=== Material ===

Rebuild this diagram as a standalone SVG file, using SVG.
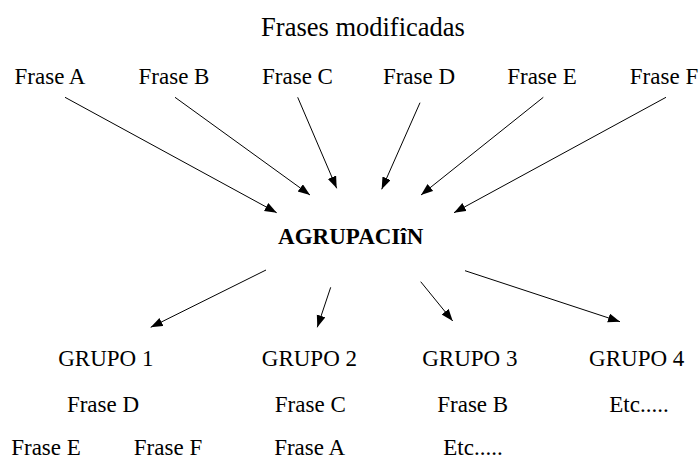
<svg xmlns="http://www.w3.org/2000/svg" width="699" height="460" viewBox="0 0 699 460">
<style>
  text { font-family: "Liberation Serif", "Times New Roman", serif; fill: #000; text-anchor: middle; }
  .lbl { font-size: 23px; }
  .title { font-size: 26.5px; }
  .hub { font-size: 23px; font-weight: bold; }
  .edge { stroke: #000; stroke-width: 1; fill: none; marker-end: url(#arr); }
</style>
<defs>
  <marker id="arr" markerUnits="userSpaceOnUse" markerWidth="14" markerHeight="10" refX="12" refY="4.5" orient="auto">
    <path d="M0,0 L12,4.5 L0,9 Z" fill="#000"/>
  </marker>
</defs>
<rect width="699" height="460" fill="#fff"/>
<g id="title"><text class="title" x="363" y="36">Frases modificadas</text></g>
<g id="fraseA"><text class="lbl" x="50" y="84">Frase A</text></g>
<g id="fraseB"><text class="lbl" x="174" y="84">Frase B</text></g>
<g id="fraseC"><text class="lbl" x="297.5" y="84">Frase C</text></g>
<g id="fraseD"><text class="lbl" x="419" y="84">Frase D</text></g>
<g id="fraseE"><text class="lbl" x="542" y="84">Frase E</text></g>
<g id="fraseF"><text class="lbl" x="664" y="84">Frase F</text></g>
<g id="agrupacion"><text class="hub" x="350.7" y="244">AGRUPACIîN</text></g>
<g id="grupo1"><text class="lbl" x="105.8" y="366">GRUPO 1</text><text class="lbl" x="103" y="412">Frase D</text></g>
<g id="grupo2"><text class="lbl" x="309.4" y="366">GRUPO 2</text><text class="lbl" x="310.3" y="412">Frase C</text></g>
<g id="grupo3"><text class="lbl" x="469.8" y="366">GRUPO 3</text><text class="lbl" x="472.7" y="412">Frase B</text></g>
<g id="grupo4"><text class="lbl" x="636.7" y="366">GRUPO 4</text><text class="lbl" x="639" y="412">Etc.....</text></g>
<g id="row3">
  <text class="lbl" x="46" y="455">Frase E</text>
  <text class="lbl" x="168" y="455">Frase F</text>
  <text class="lbl" x="309.6" y="455">Frase A</text>
  <text class="lbl" x="473" y="455">Etc.....</text>
</g>
<g id="connectors">
  <line class="edge" x1="65" y1="97.3" x2="276.7" y2="212.7"/>
  <line class="edge" x1="175" y1="97.3" x2="310" y2="195"/>
  <line class="edge" x1="297.7" y1="97.3" x2="336.7" y2="188.3"/>
  <line class="edge" x1="420" y1="102.7" x2="381.7" y2="189.3"/>
  <line class="edge" x1="543.3" y1="97.3" x2="421" y2="195"/>
  <line class="edge" x1="666" y1="97.3" x2="454" y2="212.7"/>
  <line class="edge" x1="266" y1="270" x2="150.7" y2="327.3"/>
  <line class="edge" x1="330.7" y1="287.3" x2="317.3" y2="327.3"/>
  <line class="edge" x1="420.7" y1="281.7" x2="452.7" y2="321"/>
  <line class="edge" x1="465" y1="270.7" x2="620" y2="321.7"/>
</g>
</svg>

=== Stated task ===
Quote the data above in full and without alteration; skip the pictures.

=== Response to this task ===
Rebuild this diagram as a standalone SVG file, using SVG.
<svg xmlns="http://www.w3.org/2000/svg" width="699" height="460" viewBox="0 0 699 460">
<style>
  text { font-family: "Liberation Serif", "Times New Roman", serif; fill: #000; text-anchor: middle; }
  .lbl { font-size: 23px; }
  .title { font-size: 26.5px; }
  .hub { font-size: 23px; font-weight: bold; }
  .edge { stroke: #000; stroke-width: 1; fill: none; marker-end: url(#arr); }
</style>
<defs>
  <marker id="arr" markerUnits="userSpaceOnUse" markerWidth="14" markerHeight="10" refX="12" refY="4.5" orient="auto">
    <path d="M0,0 L12,4.5 L0,9 Z" fill="#000"/>
  </marker>
</defs>
<rect width="699" height="460" fill="#fff"/>
<g id="title"><text class="title" x="363" y="36">Frases modificadas</text></g>
<g id="fraseA"><text class="lbl" x="50" y="84">Frase A</text></g>
<g id="fraseB"><text class="lbl" x="174" y="84">Frase B</text></g>
<g id="fraseC"><text class="lbl" x="297.5" y="84">Frase C</text></g>
<g id="fraseD"><text class="lbl" x="419" y="84">Frase D</text></g>
<g id="fraseE"><text class="lbl" x="542" y="84">Frase E</text></g>
<g id="fraseF"><text class="lbl" x="664" y="84">Frase F</text></g>
<g id="agrupacion"><text class="hub" x="350.7" y="244">AGRUPACIîN</text></g>
<g id="grupo1"><text class="lbl" x="105.8" y="366">GRUPO 1</text><text class="lbl" x="103" y="412">Frase D</text></g>
<g id="grupo2"><text class="lbl" x="309.4" y="366">GRUPO 2</text><text class="lbl" x="310.3" y="412">Frase C</text></g>
<g id="grupo3"><text class="lbl" x="469.8" y="366">GRUPO 3</text><text class="lbl" x="472.7" y="412">Frase B</text></g>
<g id="grupo4"><text class="lbl" x="636.7" y="366">GRUPO 4</text><text class="lbl" x="639" y="412">Etc.....</text></g>
<g id="row3">
  <text class="lbl" x="46" y="455">Frase E</text>
  <text class="lbl" x="168" y="455">Frase F</text>
  <text class="lbl" x="309.6" y="455">Frase A</text>
  <text class="lbl" x="473" y="455">Etc.....</text>
</g>
<g id="connectors">
  <line class="edge" x1="65" y1="97.3" x2="276.7" y2="212.7"/>
  <line class="edge" x1="175" y1="97.3" x2="310" y2="195"/>
  <line class="edge" x1="297.7" y1="97.3" x2="336.7" y2="188.3"/>
  <line class="edge" x1="420" y1="102.7" x2="381.7" y2="189.3"/>
  <line class="edge" x1="543.3" y1="97.3" x2="421" y2="195"/>
  <line class="edge" x1="666" y1="97.3" x2="454" y2="212.7"/>
  <line class="edge" x1="266" y1="270" x2="150.7" y2="327.3"/>
  <line class="edge" x1="330.7" y1="287.3" x2="317.3" y2="327.3"/>
  <line class="edge" x1="420.7" y1="281.7" x2="452.7" y2="321"/>
  <line class="edge" x1="465" y1="270.7" x2="620" y2="321.7"/>
</g>
</svg>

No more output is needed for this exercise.